In Syria, activists reported security forces killed at least 10 people today. At the same time, thousands of people filled the streets of Aleppo for a rally in support of President Bashar al-Assad’s regime. The crowds waved flags and pictures of the Syrian president as music and chanting rang out. Anti-government protesters, meanwhile, held rallies elsewhere across the country.
Secretary of State Hillary Clinton has arrived in Kabul, Afghanistan, on an unannounced visit. She flew in late this evening and was greeted by U.S. military and diplomatic officials. Clinton plans to press Afghan President Karzai to continue reconciliation efforts with the Taliban. In another development today, roadside bombs killed two NATO troops in Eastern Afghanistan.
Floods threatening Bangkok, Thailand, grew ever more critical today, and the prime minister admitted her government is overwhelmed. She insisted officials are doing all they can, but she urged reporters to stop asking if the city will be inundated.
We have a report from John Sparks of Independent Television News on the situation just north of Bangkok.
JOHN SPARKS: Some use shovels. Others use their hands. Students and teachers, secretaries and road sweepers, everyone digging furiously in the blistering heat, no time to lose on Bangkok’s northern boundary. There was an emergency barrier to build along the Hok Wa Canal by a volunteer army several thousand strong.
MAN (through translator): Everyone is worried sick, but you can’t feel scared. You have to fight.

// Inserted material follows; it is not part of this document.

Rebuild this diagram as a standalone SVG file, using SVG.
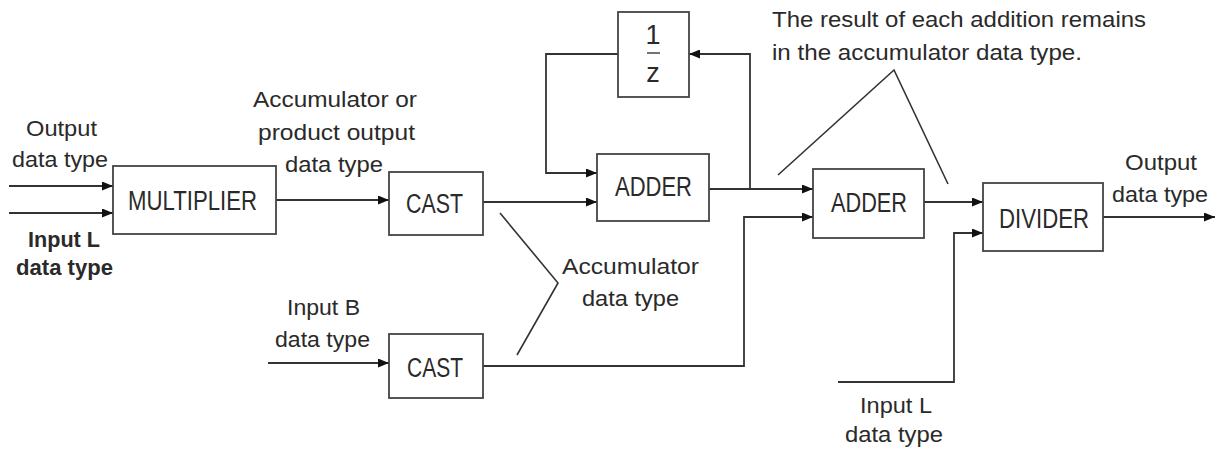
<svg xmlns="http://www.w3.org/2000/svg" width="1215" height="452" viewBox="0 0 1215 452">
<style>
.box{fill:#fff;stroke:#444;stroke-width:1.8}
.ln{fill:none;stroke:#333;stroke-width:1.8}
.ptr{fill:none;stroke:#333;stroke-width:1.6}
.lbl{font-family:"Liberation Sans",Arial,sans-serif;font-size:22px;fill:#2a2a2a}
.blbl{font-family:"Liberation Sans",Arial,sans-serif;font-size:27px;fill:#2a2a2a;text-anchor:middle}
.b{font-weight:bold}
</style>
<defs>
<marker id="ah" markerUnits="userSpaceOnUse" markerWidth="11" markerHeight="9" refX="11" refY="4.5" orient="auto">
<path d="M0,0 L11,4.5 L0,9 z" fill="#111"/>
</marker>
</defs>
<rect width="1215" height="452" fill="#fff"/>
<g id="connectors">
<path class="ln" d="M9,186 H113" marker-end="url(#ah)"/>
<path class="ln" d="M9,213 H113" marker-end="url(#ah)"/>
<path class="ln" d="M276,200 H389" marker-end="url(#ah)"/>
<path class="ln" d="M483,202 H597" marker-end="url(#ah)"/>
<path class="ln" d="M618,54 H546 V173 H597" marker-end="url(#ah)"/>
<path class="ln" d="M709,189 H813" marker-end="url(#ah)"/>
<path class="ln" d="M750,189 V54 H689" marker-end="url(#ah)"/>
<path class="ln" d="M483,366 H744 V217 H813" marker-end="url(#ah)"/>
<path class="ln" d="M268,363 H389" marker-end="url(#ah)"/>
<path class="ln" d="M924,202 H983" marker-end="url(#ah)"/>
<path class="ln" d="M838,382 H954 V233 H983" marker-end="url(#ah)"/>
<path class="ln" d="M1103,217 H1215" marker-end="url(#ah)"/>
<path class="ptr" d="M500,213 L558,283 L517,355"/>
<path class="ptr" d="M778,175 L894,70 L948,184"/>
</g>
<g id="multiplier">
<rect class="box" x="113" y="166" width="163" height="68"/>
<text class="blbl" x="192.5" y="210" textLength="129" lengthAdjust="spacingAndGlyphs">MULTIPLIER</text>
</g>
<g id="cast1">
<rect class="box" x="389" y="172" width="94" height="63"/>
<text class="blbl" x="434.5" y="213" textLength="57" lengthAdjust="spacingAndGlyphs">CAST</text>
</g>
<g id="cast2">
<rect class="box" x="389" y="334" width="94" height="64"/>
<text class="blbl" x="435" y="377" textLength="56" lengthAdjust="spacingAndGlyphs">CAST</text>
</g>
<g id="delay">
<rect class="box" x="618" y="12" width="71" height="85"/>
<text class="blbl" x="653" y="44" font-size="21">1</text>
<line x1="647" y1="53" x2="660" y2="53" stroke="#444" stroke-width="1.5"/>
<text class="blbl" x="653" y="82" font-size="21">z</text>
</g>
<g id="adder1">
<rect class="box" x="597" y="154" width="112" height="67"/>
<text class="blbl" x="653.5" y="196" textLength="77" lengthAdjust="spacingAndGlyphs">ADDER</text>
</g>
<g id="adder2">
<rect class="box" x="813" y="169" width="111" height="69"/>
<text class="blbl" x="869" y="212" textLength="76" lengthAdjust="spacingAndGlyphs">ADDER</text>
</g>
<g id="divider">
<rect class="box" x="983" y="183" width="120" height="68"/>
<text class="blbl" x="1044" y="228" textLength="90" lengthAdjust="spacingAndGlyphs">DIVIDER</text>
</g>
<g id="labels">
<text class="lbl" x="26" y="136" textLength="71" lengthAdjust="spacingAndGlyphs">Output</text>
<text class="lbl" x="12" y="167" textLength="96" lengthAdjust="spacingAndGlyphs">data type</text>
<text class="lbl b" x="28" y="247" textLength="72" lengthAdjust="spacingAndGlyphs">Input L</text>
<text class="lbl b" x="16" y="275" textLength="97" lengthAdjust="spacingAndGlyphs">data type</text>
<text class="lbl" x="253" y="107" textLength="164" lengthAdjust="spacingAndGlyphs">Accumulator or</text>
<text class="lbl" x="258" y="140" textLength="157" lengthAdjust="spacingAndGlyphs">product output</text>
<text class="lbl" x="285" y="172" textLength="98" lengthAdjust="spacingAndGlyphs">data type</text>
<text class="lbl" x="562" y="274" textLength="137" lengthAdjust="spacingAndGlyphs">Accumulator</text>
<text class="lbl" x="582" y="306" textLength="97" lengthAdjust="spacingAndGlyphs">data type</text>
<text class="lbl" x="287" y="315" textLength="73" lengthAdjust="spacingAndGlyphs">Input B</text>
<text class="lbl" x="275" y="347" textLength="95" lengthAdjust="spacingAndGlyphs">data type</text>
<text class="lbl" x="772" y="27" textLength="374" lengthAdjust="spacingAndGlyphs">The result of each addition remains</text>
<text class="lbl" x="772" y="60" textLength="310" lengthAdjust="spacingAndGlyphs">in the accumulator data type.</text>
<text class="lbl" x="860" y="413" textLength="72" lengthAdjust="spacingAndGlyphs">Input L</text>
<text class="lbl" x="845" y="442" textLength="98" lengthAdjust="spacingAndGlyphs">data type</text>
<text class="lbl" x="1125" y="170" textLength="72" lengthAdjust="spacingAndGlyphs">Output</text>
<text class="lbl" x="1112" y="202" textLength="96" lengthAdjust="spacingAndGlyphs">data type</text>
</g>
</svg>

JOHN SPARKS: Last week, the governor of Bangkok told us he could manage the flood risk to his city, but he’s not saying that now. Floodwaters from the north are approaching faster than anyone expected.
SUKHUMBHAND PARIBATRA, Bangkok governor: You don’t have to be a rocket scientist to say that there will be an overflow somewhere.
JOHN SPARKS: There will be floods in Bangkok?
SUKHUMBHAND PARIBATRA: No, we are trying our best to avoid it, but the situation is very — is drastically different from yesterday morning. That’s what I mean. And I have given warnings to people to make initial preparations.
JOHN SPARKS: The governor now directing a fighting retreat. On the city’s outskirts, dikes, canals and sandbag walls have been overwhelmed, main highways have been cut and communities and industrial parks inundated.
A great deal of effort and a lot of faith is being put in this wall, and it appears that it will soon be tested. We have been told that a large body of water lying 15 kilometers north of here is flowing in this direction, and these people are running out of time.
Tens of thousands of people have already been evacuated. And the authorities put the residents of seven city districts on notice today. And that large body of water? Due in 24 hours, we’re told. It’s going to be an anxious wait.
KWAME HOLMAN: Those are some of the day’s major stories.